1941年(昭16)大松博文は中国・漢口へ渡り、独立輜重(しちょう)兵第二連隊へ入隊した。幹部候補生として55中隊へ配属されたが、大松小隊長は23歳、一番若い部下が32歳。大半が40歳すぎの古参兵だった。「あんな若造では」。壁越しに、先輩将校の話し声を聞いた。

「命令しても兵隊は動かなかった。率先して、自分がよりつらい仕事、危険な偵察を率先してやることで、年上の兵隊達(たち)も動くことを知った。軍隊での体験は私を変えた」と、後に記した「おれについてこい」に大松は書いた。

44年(昭19)には「インパール作戦」に参加した。馬を引き、道のない森林をかき分け、山を越えた。英国軍の物資補給は豊かだったが、日本軍はサポートのないまま雨期に入った。インド・アッサム州付近は、「世界の雨の住み家」と呼ばれ、泥水と湿気、食糧難とマラリアの挟み撃ちに苦しめられた。英国空挺(くうてい)部隊が後方に降りて、日本軍を分断。取り残された大松の部隊は、密林の中を3カ月半もさまよい歩いた。食糧は尽きて、マッチもなくなった。火が起こせないから、死んだ馬は皮をはいで、生肉をかじって飢えをしのいだ。毎日、10人、20人と死んだ。

【証言】当時軍医だった小林昭一中尉(82) 「大松少尉は若いのに、部隊のまとめ方がうまかった。物資を現地調達し、敵襲を避けながら移動する手際のよさに舌を巻いたものだ。20年(1945年)1月に別れたが、彼ならうまく帰国するだろう、と思ってはいた」。

600人の独立中隊で、生き残ったのはわずか150人にすぎなかった。

モールメンにたどりついたところで終戦。約2年の捕虜生活を送った末に帰国した。東京五輪後のインタビューで「われわれを武装解除した英国人兵の程度が悪く、何かするとすぐ戦犯だと。勝てば官軍だ、何事も、やるからには勝たなければならない。それを思い知った」「振り返って、楽だったときの思い出は何もないが、苦しかったときのことほど、楽しく思い出す。苦しむことの大切さも、ああした体験で逆に学んだ。逆境でこそ、人間は生きがいを得るのだと」と答えた。

【証言】小学校の同級生、山本氏 「48年(昭23)の実業団バレー大会で再会した大松(当時日紡尼崎監督)の顔を見て、その精かんさ、厳しさに目を見張りました。もう幼少のころの甘さはどこにもなく、別人のようでした」。

日紡(現ニチボー)には既に41年(昭16)に入社していた。復員後の53年(昭28)11月、日紡貝塚にバレーボール部が誕生した。大松は社長命令で監督に就任した。

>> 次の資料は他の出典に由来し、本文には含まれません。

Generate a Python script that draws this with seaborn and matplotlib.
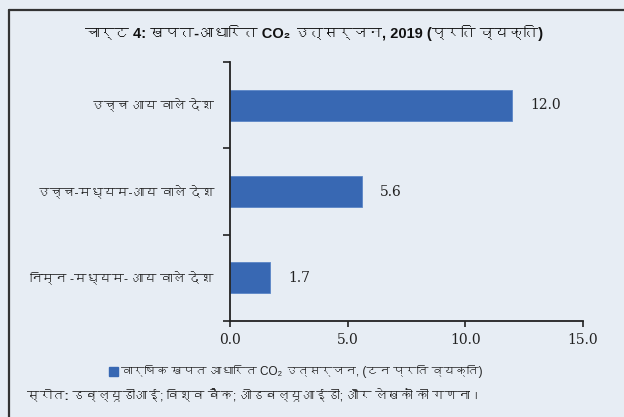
import matplotlib
matplotlib.use("Agg")
import matplotlib.pyplot as plt
from matplotlib import font_manager as fm
from matplotlib import ft2font
from matplotlib.lines import Line2D
from matplotlib.patches import Patch
import seaborn as sns
import pandas as pd

# ---- data ----
categories = ["उच्च आय वाले देश", "उच्च-मध्यम-आय वाले देश", "निम्न -मध्यम- आय वाले देश"]
values = [12.0, 5.6, 1.7]
x_ticks = [0, 5, 10, 15]
x_tick_labels = ["0.0", "5.0", "10.0", "15.0"]
title_text = "चार्ट 4: खपत-आधारित CO₂ उत्सर्जन, 2019 (प्रति व्यक्ति)"
legend_text = "वार्षिक खपत आधारित CO₂ उत्सर्जन, (टन प्रति व्यक्ति)"
source_bold = "स्रोत:"
source_rest = " डब्ल्यूडीआई; विश्व बैंक; ओडबल्यूआईडी; और लेखकों की गणना।"

# ---- find a font with Devanagari glyphs, if any ----
deva_family = None
for f in fm.fontManager.ttflist:
    try:
        cm = ft2font.FT2Font(f.fname).get_charmap()
    except Exception:
        continue
    if 0x0915 in cm:
        deva_family = f.name
        break

sns.set_theme(style="white")
BG = "#e7edf4"
BAR = "#3868b3"
DARK = "#222222"

sans = ["Liberation Sans"] + ([deva_family] if deva_family else []) + ["DejaVu Sans"]
serif = ["DejaVu Serif"]
plt.rcParams["font.family"] = sans

fig = plt.figure(figsize=(6.24, 4.17), dpi=100, facecolor=BG)
ax = fig.add_axes([230/624, 1 - 321/417, (583-230)/624, (321-62)/417])
ax.set_facecolor(BG)

df = pd.DataFrame({"cat": categories, "val": values})
sns.barplot(data=df, x="val", y="cat", orient="h", color=BAR, width=0.36,
            saturation=1, ax=ax, edgecolor="#5b86c6", linewidth=0.6)

ax.set_xlim(0, 15)
ax.set_ylim(2.5, -0.5)
ax.set_xlabel("")
ax.set_ylabel("")
ax.set_xticks(x_ticks)
ax.set_xticklabels(x_tick_labels, fontfamily=serif, fontsize=10, color=DARK)
ax.set_yticks(range(len(categories)))
ax.set_yticklabels(categories, fontsize=9, color=DARK)
ax.tick_params(axis="y", which="major", length=0, pad=11.5)
ax.set_yticks([-0.5, 0.5, 1.5, 2.5], minor=True)
ax.tick_params(axis="y", which="minor", length=5, width=1.2, color=DARK, direction="out", left=True)
ax.tick_params(axis="x", which="major", length=4, width=1.2, color=DARK, direction="out", bottom=True, pad=5)

for s in ["top", "right"]:
    ax.spines[s].set_visible(False)
for s in ["left", "bottom"]:
    ax.spines[s].set_color(DARK)
    ax.spines[s].set_linewidth(1.3)
ax.grid(False)

for i, v in enumerate(values):
    ax.annotate(f"{v:.1f}", xy=(v, i), xytext=(13, 0), textcoords="offset points",
                va="center", ha="left", fontfamily=serif, fontsize=10, color=DARK)

# frame lines
fx = 9/624
fy = 1 - 10/417
fig.add_artist(Line2D([fx, fx], [0, fy], transform=fig.transFigure, color="#333333", lw=1.6))
fig.add_artist(Line2D([fx, 1], [fy, fy], transform=fig.transFigure, color="#333333", lw=1.6))

fig.text(314/624, 1 - 33/417, title_text, ha="center", va="center",
         fontsize=10.5, fontweight="bold", color="#111111")

fig.legend(handles=[Patch(facecolor=BAR, edgecolor=BAR)], labels=[legend_text],
           loc="center", bbox_to_anchor=(296/624, 1 - 372/417), frameon=False,
           handlelength=0.7, handleheight=0.7, handletextpad=0.3,
           prop={"size": 8.5}, labelcolor=DARK)

t1 = fig.text(27/624, 1 - 396/417, source_bold, ha="left", va="center",
              fontsize=9, fontweight="bold", color=DARK)
ax.annotate(source_rest, xy=(1, 0.5), xycoords=t1, ha="left", va="center",
            fontsize=9, color=DARK, annotation_clip=False)

fig.savefig("out.png", dpi=100, facecolor=BG)
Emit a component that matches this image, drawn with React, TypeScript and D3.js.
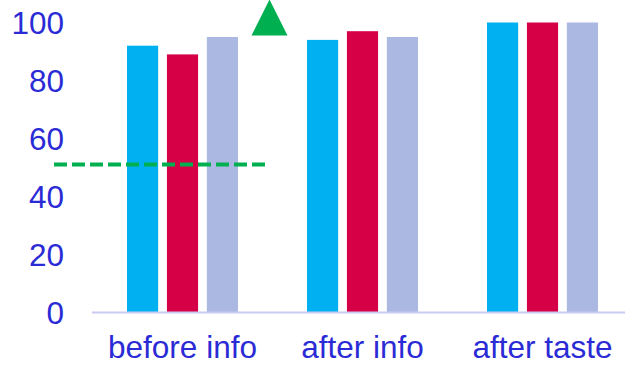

日紡足利から来た河西を、当時の9人制の前衛センターとして、まず徹底的に強化した。174センチと長身だったが動きが鈍く「大柄のセンターは成功しない」といわれた。大松は、雑音に耳を貸さなかった。狭い日本の「ギョーカイNO・1」をもくろむ者には、「世界最強」を目指す大松の発想は理解できなかった。

【証言】河西昌枝さん(現姓中村=62) 「大松先生といえば、厳しさばかり指摘されるけれど、13年の選手生活を振り返ると“バレーの面白さ、楽しさ、を教えてもらった"印象の方がはるかに強い。先生との“絶対の信頼"こそが財産でした」。【特別取材班】(つづく)

◆インパール作戦 1944年(昭19)3月、日本陸軍はインド東北部・アッサム州の首都インパールを攻撃目標に3個師団とインド国民軍がビルマから進攻。食糧、弾薬に乏しい日本軍は、ジンギスカンの故事にならって羊の大群を伴って移動、インパールに拠点を置く英国軍の物資や弾薬を奪う作戦だった。しかし、これを知った英国軍は空からの補給で防衛陣を強化し、逆に日本軍の後方に空挺部隊を降下させて挟み撃ち。補給路を断たれた日本軍は、10万人のうち、6万5000人が餓死と病気に倒れ、「史上最悪の作戦」といわれた。